Bengaluru FC won the Indian Super Cup last year
Bengaluru FC won the Indian Super Cup last year

When Bengaluru FC lock on horns with FC Goa on Sunday evening at the Mumbai Football Arena, there will a more than the championship at stake. The winner will not only get a hand over the coveted trophy but also get a pink slip to the AFC Cup. The I-League is not as glamorous as the former, but Chennai City FC has earned a berth in the AFC Champions League qualifying round after scripting a historic league title under the supervision of Singaporean coach Akbar Nawas. But what will drive the teams to perform better in the upcoming Hero Super Cup? 

The Federation Cup has been the primary knockout tournament in the nation since it was given a halt by the concerned authorities a few years back. It was an exciting tournament in all respects, with the top teams competing. More importantly, the winner will be assured a spot in the AFC Asian Cup, which gave I-League teams another opportunity to break into the continental event. Replacement of the Federation Cup with the Super Cup has made the tournament a dull affair indeed which has no relevance.

At the current situation, Indian football is highlighted by two leagues, but there is a vast difference between the two. The ISL with its glitz and glamour, big match players, expensive transfers, vast media coverage is the more visible and talked-about league. Meanwhile, the I-League, with its traditional outfits are simultaneously carrying on their activities. The Super Cup gives a reality check to gauge the quality of the teams in both the leagues, but is that alone cannot give an incentive for the teams to take the tournament seriously.

On top of that, the I-League is not all treated in a fair manner. Recently, Minerva Punjab FC, a former I-League champion withdrew from the Super Cup, due to the unfair treatment received from the All Indian Football Federation (AIFF). Six other clubs including heavyweights East Bengal and Mohun Bagan also supported the cause as they also feel neglected by the football governing body. The Ranjit Bajaj owned team also stressed on the fact that the AIFF did "not provided any financial assistance to the participating teams" in spite of having an official sponsor.

There has been a word in the air for quite some time now that there will be a merger of both the leagues for a unified one which is likely to benefit Indian football. But the I-League teams are required to pay a huge sum as an entrance fee to the ISL. Moreover, the ISL outfits are franchise based and do not have the fear of being relegated, which is another factor the organisers should think about. Each and every top league in the world has a provision for promotion and relegation, which drives the teams to perform better, but the ISL does not have such a system. On the other hand, it still follows a knock-out style followed by a final at the end, instead of the normal league style.

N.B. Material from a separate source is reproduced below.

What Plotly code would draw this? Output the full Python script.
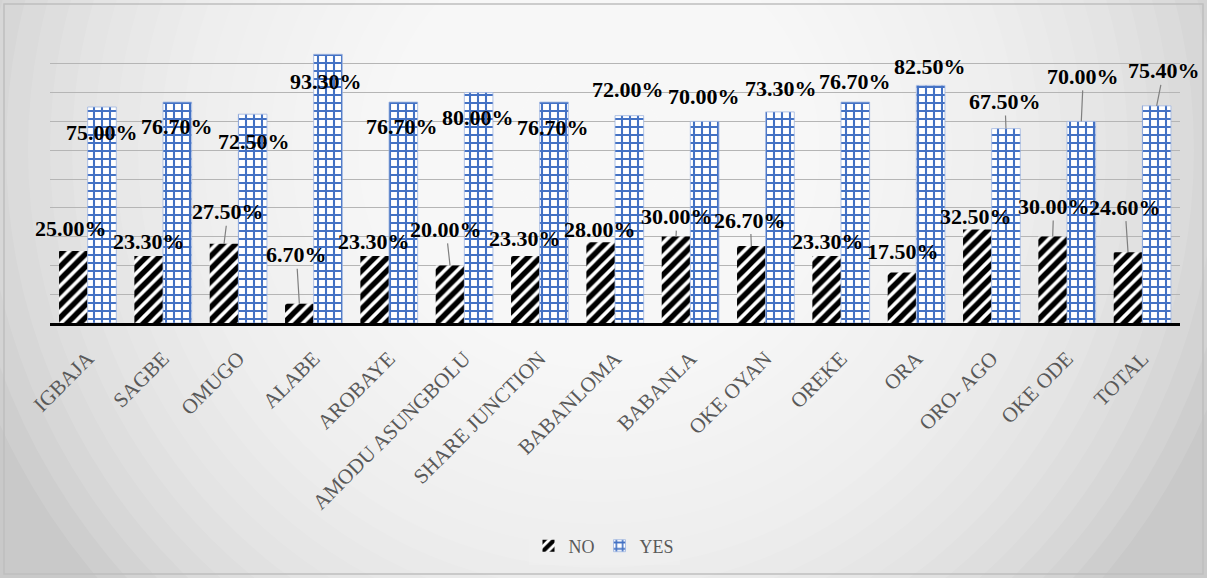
import plotly.graph_objects as go

categories = ["IGBAJA", "SAGBE", "OMUGO", "ALABE", "AROBAYE", "AMODU ASUNGBOLU",
              "SHARE JUNCTION", "BABANLOMA", "BABANLA", "OKE OYAN", "OREKE", "ORA",
              "ORO- AGO", "OKE ODE", "TOTAL"]
no_values = [25.0, 23.3, 27.5, 6.7, 23.3, 20.0, 23.3, 28.0, 30.0, 26.7, 23.3, 17.5, 32.5, 30.0, 24.6]
yes_values = [75.0, 76.7, 72.5, 93.3, 76.7, 80.0, 76.7, 72.0, 70.0, 73.3, 76.7, 82.5, 67.5, 70.0, 75.4]

# label placement (pixel offsets of label centre from bar top, leader-line flag)
no_label_dx = [-2, 0, 4, -3, -1, -4, 0, -1, 1, -1, 1, 1, -1, 1, -3]
no_label_dy = [-23, -14, -32, -49, -14, -36, -17, -13, -20, -26, -14, -21, -13, -30, -45]
no_leader = [0, 0, 1, 1, 0, 1, 0, 0, 1, 1, 0, 0, 0, 1, 1]
yes_label_dx = [0, 0, 1, -2, -1, -1, -1, -1, -1, 1, 0, -1, -1, 2, 7]
yes_label_dy = [25, 24, 27, 27, 24, 25, 25, -26, -25, -23, -21, -19, -27, -45, -35]
yes_leader = [0, 0, 0, 0, 0, 0, 0, 0, 0, 0, 0, 0, 1, 1, 1]

W, H = 1207, 578
ML, MR, MT, MB = 50, 27, 35, 255
BARGAP = 0.24
SERIF = "Liberation Serif"

fig = go.Figure()
fig.add_trace(go.Bar(
    name="NO", x=categories, y=no_values,
    marker=dict(color="white", line=dict(width=0),
                pattern=dict(shape="/", fgcolor="black", bgcolor="white", fgopacity=1,
                             size=9, solidity=0.6)),
))
fig.add_trace(go.Bar(
    name="YES", x=categories, y=yes_values,
    marker=dict(color="white", line=dict(width=0.8, color="#9db4e0"),
                pattern=dict(shape="+", fgcolor="#4472c4", bgcolor="white", fgopacity=1,
                             size=8, solidity=0.45)),
))

half = (1 - BARGAP) / 4.0
annotations = []
for i in range(len(categories)):
    for vals, dxs, dys, lead, off in ((no_values, no_label_dx, no_label_dy, no_leader, -half),
                                      (yes_values, yes_label_dx, yes_label_dy, yes_leader, half)):
        annotations.append(dict(
            x=i + off, y=vals[i], xref="x", yref="y",
            text="<b>%.2f%%</b>" % vals[i],
            showarrow=True, arrowhead=0, arrowwidth=1.2,
            arrowcolor="#7f7f7f" if lead[i] else "rgba(0,0,0,0)",
            ax=dxs[i], ay=dys[i], standoff=0,
            font=dict(family=SERIF, size=22, color="black"),
        ))

# background: soft radial grey-to-white gradient (stack of translucent ellipses)
pw = W - ML - MR
ph = H - MT - MB


def px_x(px):
    return (px - ML) / pw


def px_y(py):
    return (H - MB - py) / ph


shapes = []
CX, CY, RMAX, STEPS = 600, 150, 660, 30
for k in range(STEPS):
    r = RMAX * (1 - k / STEPS)
    shapes.append(dict(type="circle", xref="paper", yref="paper", layer="below",
                       x0=px_x(CX - r), x1=px_x(CX + r),
                       y0=px_y(CY + r), y1=px_y(CY - r),
                       fillcolor="white", opacity=0.1, line=dict(width=0)))
# outer frame
shapes.append(dict(type="rect", xref="paper", yref="paper", layer="below",
                   x0=px_x(4), x1=px_x(W - 4), y0=px_y(H - 4), y1=px_y(4),
                   line=dict(color="#bfbfbf", width=1.5), fillcolor="rgba(0,0,0,0)"))

fig.update_layout(
    width=W, height=H,
    margin=dict(l=ML, r=MR, t=MT, b=MB, autoexpand=False),
    barmode="group", bargap=BARGAP, bargroupgap=0,
    paper_bgcolor="#c9c9c9", plot_bgcolor="rgba(0,0,0,0)",
    font=dict(family=SERIF, color="#595959"),
    showlegend=True,
    legend=dict(orientation="h", x=px_x(604), xanchor="center", y=px_y(546), yanchor="middle",
                bgcolor="rgba(238,238,238,0.9)", font=dict(family=SERIF, size=18, color="#595959"),
                itemwidth=30),
    annotations=annotations,
    shapes=shapes,
)
fig.update_xaxes(range=[-0.5, len(categories) - 0.5], autorange=False,
                 showline=True, linecolor="black", linewidth=3, ticks="",
                 tickangle=-45, tickfont=dict(family=SERIF, size=21, color="#595959"),
                 ticklabelstandoff=12, showgrid=False, automargin=False)
fig.update_yaxes(range=[0, 100], dtick=10, showticklabels=False, showgrid=True,
                 gridcolor="#b5b5b5", gridwidth=1.3, zeroline=False, showline=False,
                 automargin=False)

fig.write_html("out.html", config={"displayModeBar": False},
               post_script="document.body.style.margin='0';")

East Bengal has already roped in QUESS Corp. Ltd as their investor, which was followed by heavy spending during for the I-League. They are in a position to enter the ISL in return of a handsome fee, but the other teams do not enjoy such financial condition. Especially, the likes of Minerva Punjab FC, Chennai City FC, NEROCA FC and even Aizawl FC operate with minimum cash balance. Naturally, there will be a quality difference in the teams playing in the ISL and I-League. The Indian Super League teams will have an edge over the teams from the other league. With nothing at stake for the teams in the Indian Super Cup, the outfits may tend to rest players before continental duties.

There can be only one solution to this problem, a unified league with a promotion-relegation system. The winner gets a ticket to the AFC Champions League, while a knock-out style tournament will decide who will feature in the AFC Asian Cup. Otherwise, the Super Cup will remain a dead rubber, with no excitement and will be a waste of money for the owners and the organisers. More importantly, it will put a question mark on the vision of Indian football, which lacks a proper structure for the future days.